# Given task
Copy the lines below as they are; omit the images they contain.

# Supplied data

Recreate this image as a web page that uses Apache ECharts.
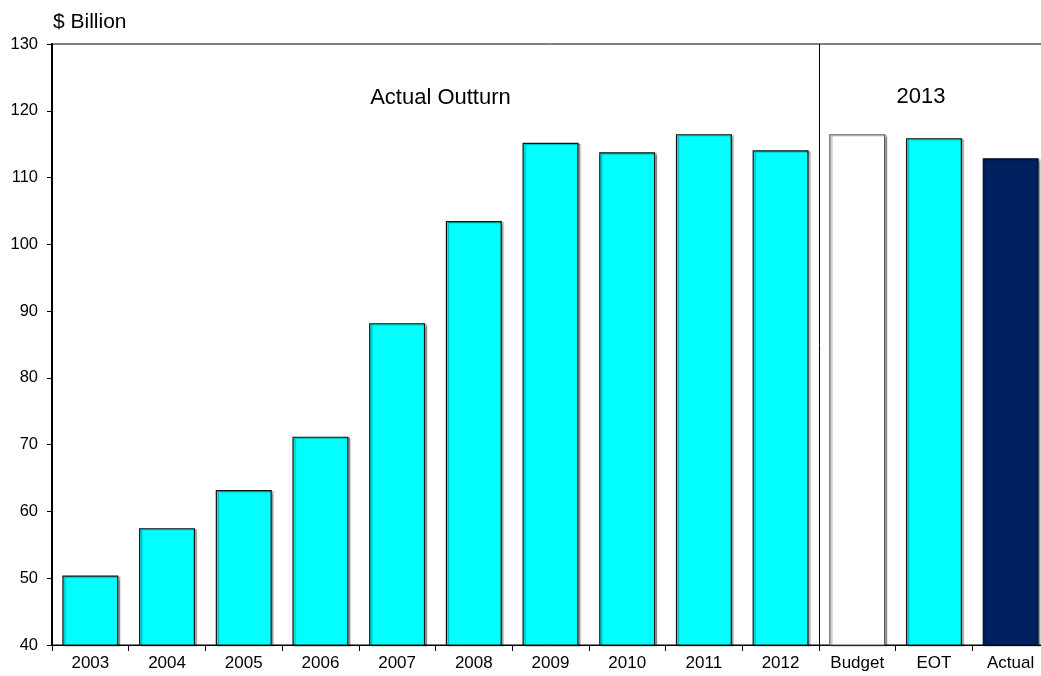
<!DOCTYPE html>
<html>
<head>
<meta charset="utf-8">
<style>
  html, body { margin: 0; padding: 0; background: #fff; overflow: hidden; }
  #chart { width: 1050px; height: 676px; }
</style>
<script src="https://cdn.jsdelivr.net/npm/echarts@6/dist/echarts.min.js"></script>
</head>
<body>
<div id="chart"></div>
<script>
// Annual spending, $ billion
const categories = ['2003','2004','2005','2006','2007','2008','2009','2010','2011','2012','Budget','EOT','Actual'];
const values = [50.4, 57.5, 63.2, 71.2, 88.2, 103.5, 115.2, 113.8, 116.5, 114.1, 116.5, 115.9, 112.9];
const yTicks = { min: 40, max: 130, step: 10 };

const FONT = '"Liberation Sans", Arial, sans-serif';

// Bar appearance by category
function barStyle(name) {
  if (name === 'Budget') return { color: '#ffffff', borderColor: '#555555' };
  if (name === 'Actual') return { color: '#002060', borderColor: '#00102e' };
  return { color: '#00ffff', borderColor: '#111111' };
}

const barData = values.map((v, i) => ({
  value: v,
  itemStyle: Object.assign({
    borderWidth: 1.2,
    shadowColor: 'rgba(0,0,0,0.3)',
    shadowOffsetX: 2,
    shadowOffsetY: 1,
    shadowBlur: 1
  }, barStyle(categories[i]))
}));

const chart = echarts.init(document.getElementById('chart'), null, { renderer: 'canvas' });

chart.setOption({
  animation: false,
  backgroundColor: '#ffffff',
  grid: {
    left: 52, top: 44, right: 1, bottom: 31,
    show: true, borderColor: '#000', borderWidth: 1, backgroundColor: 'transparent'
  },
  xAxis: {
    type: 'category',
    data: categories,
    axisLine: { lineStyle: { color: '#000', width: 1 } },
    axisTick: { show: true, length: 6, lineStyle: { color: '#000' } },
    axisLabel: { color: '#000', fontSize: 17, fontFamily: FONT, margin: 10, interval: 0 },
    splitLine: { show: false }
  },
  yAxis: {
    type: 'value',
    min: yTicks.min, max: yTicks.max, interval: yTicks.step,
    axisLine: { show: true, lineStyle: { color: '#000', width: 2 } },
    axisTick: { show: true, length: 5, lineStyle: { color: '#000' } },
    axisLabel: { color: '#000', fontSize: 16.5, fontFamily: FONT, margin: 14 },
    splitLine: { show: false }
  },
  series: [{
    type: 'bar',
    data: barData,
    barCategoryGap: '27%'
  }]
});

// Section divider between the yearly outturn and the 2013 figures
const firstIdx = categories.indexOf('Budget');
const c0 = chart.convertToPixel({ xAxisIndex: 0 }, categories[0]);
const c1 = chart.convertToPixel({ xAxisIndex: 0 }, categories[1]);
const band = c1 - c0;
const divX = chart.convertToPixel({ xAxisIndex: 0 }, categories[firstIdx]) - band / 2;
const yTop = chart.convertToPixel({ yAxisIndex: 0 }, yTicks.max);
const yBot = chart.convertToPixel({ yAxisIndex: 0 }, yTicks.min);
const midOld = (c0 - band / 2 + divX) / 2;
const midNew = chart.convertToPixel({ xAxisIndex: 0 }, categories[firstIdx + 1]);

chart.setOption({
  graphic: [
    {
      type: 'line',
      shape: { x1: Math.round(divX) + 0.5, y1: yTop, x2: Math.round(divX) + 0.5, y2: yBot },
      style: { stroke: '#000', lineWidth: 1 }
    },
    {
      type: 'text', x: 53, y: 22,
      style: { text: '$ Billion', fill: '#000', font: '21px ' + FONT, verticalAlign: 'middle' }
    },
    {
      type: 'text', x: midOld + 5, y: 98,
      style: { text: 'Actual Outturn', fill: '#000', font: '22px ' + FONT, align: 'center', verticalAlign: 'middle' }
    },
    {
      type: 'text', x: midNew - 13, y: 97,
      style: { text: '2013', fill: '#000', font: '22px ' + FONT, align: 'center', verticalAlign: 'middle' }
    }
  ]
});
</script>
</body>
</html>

# Complete output
Recreate this image as a web page that uses Apache ECharts.
<!DOCTYPE html>
<html>
<head>
<meta charset="utf-8">
<style>
  html, body { margin: 0; padding: 0; background: #fff; overflow: hidden; }
  #chart { width: 1050px; height: 676px; }
</style>
<script src="https://cdn.jsdelivr.net/npm/echarts@6/dist/echarts.min.js"></script>
</head>
<body>
<div id="chart"></div>
<script>
// Annual spending, $ billion
const categories = ['2003','2004','2005','2006','2007','2008','2009','2010','2011','2012','Budget','EOT','Actual'];
const values = [50.4, 57.5, 63.2, 71.2, 88.2, 103.5, 115.2, 113.8, 116.5, 114.1, 116.5, 115.9, 112.9];
const yTicks = { min: 40, max: 130, step: 10 };

const FONT = '"Liberation Sans", Arial, sans-serif';

// Bar appearance by category
function barStyle(name) {
  if (name === 'Budget') return { color: '#ffffff', borderColor: '#555555' };
  if (name === 'Actual') return { color: '#002060', borderColor: '#00102e' };
  return { color: '#00ffff', borderColor: '#111111' };
}

const barData = values.map((v, i) => ({
  value: v,
  itemStyle: Object.assign({
    borderWidth: 1.2,
    shadowColor: 'rgba(0,0,0,0.3)',
    shadowOffsetX: 2,
    shadowOffsetY: 1,
    shadowBlur: 1
  }, barStyle(categories[i]))
}));

const chart = echarts.init(document.getElementById('chart'), null, { renderer: 'canvas' });

chart.setOption({
  animation: false,
  backgroundColor: '#ffffff',
  grid: {
    left: 52, top: 44, right: 1, bottom: 31,
    show: true, borderColor: '#000', borderWidth: 1, backgroundColor: 'transparent'
  },
  xAxis: {
    type: 'category',
    data: categories,
    axisLine: { lineStyle: { color: '#000', width: 1 } },
    axisTick: { show: true, length: 6, lineStyle: { color: '#000' } },
    axisLabel: { color: '#000', fontSize: 17, fontFamily: FONT, margin: 10, interval: 0 },
    splitLine: { show: false }
  },
  yAxis: {
    type: 'value',
    min: yTicks.min, max: yTicks.max, interval: yTicks.step,
    axisLine: { show: true, lineStyle: { color: '#000', width: 2 } },
    axisTick: { show: true, length: 5, lineStyle: { color: '#000' } },
    axisLabel: { color: '#000', fontSize: 16.5, fontFamily: FONT, margin: 14 },
    splitLine: { show: false }
  },
  series: [{
    type: 'bar',
    data: barData,
    barCategoryGap: '27%'
  }]
});

// Section divider between the yearly outturn and the 2013 figures
const firstIdx = categories.indexOf('Budget');
const c0 = chart.convertToPixel({ xAxisIndex: 0 }, categories[0]);
const c1 = chart.convertToPixel({ xAxisIndex: 0 }, categories[1]);
const band = c1 - c0;
const divX = chart.convertToPixel({ xAxisIndex: 0 }, categories[firstIdx]) - band / 2;
const yTop = chart.convertToPixel({ yAxisIndex: 0 }, yTicks.max);
const yBot = chart.convertToPixel({ yAxisIndex: 0 }, yTicks.min);
const midOld = (c0 - band / 2 + divX) / 2;
const midNew = chart.convertToPixel({ xAxisIndex: 0 }, categories[firstIdx + 1]);

chart.setOption({
  graphic: [
    {
      type: 'line',
      shape: { x1: Math.round(divX) + 0.5, y1: yTop, x2: Math.round(divX) + 0.5, y2: yBot },
      style: { stroke: '#000', lineWidth: 1 }
    },
    {
      type: 'text', x: 53, y: 22,
      style: { text: '$ Billion', fill: '#000', font: '21px ' + FONT, verticalAlign: 'middle' }
    },
    {
      type: 'text', x: midOld + 5, y: 98,
      style: { text: 'Actual Outturn', fill: '#000', font: '22px ' + FONT, align: 'center', verticalAlign: 'middle' }
    },
    {
      type: 'text', x: midNew - 13, y: 97,
      style: { text: '2013', fill: '#000', font: '22px ' + FONT, align: 'center', verticalAlign: 'middle' }
    }
  ]
});
</script>
</body>
</html>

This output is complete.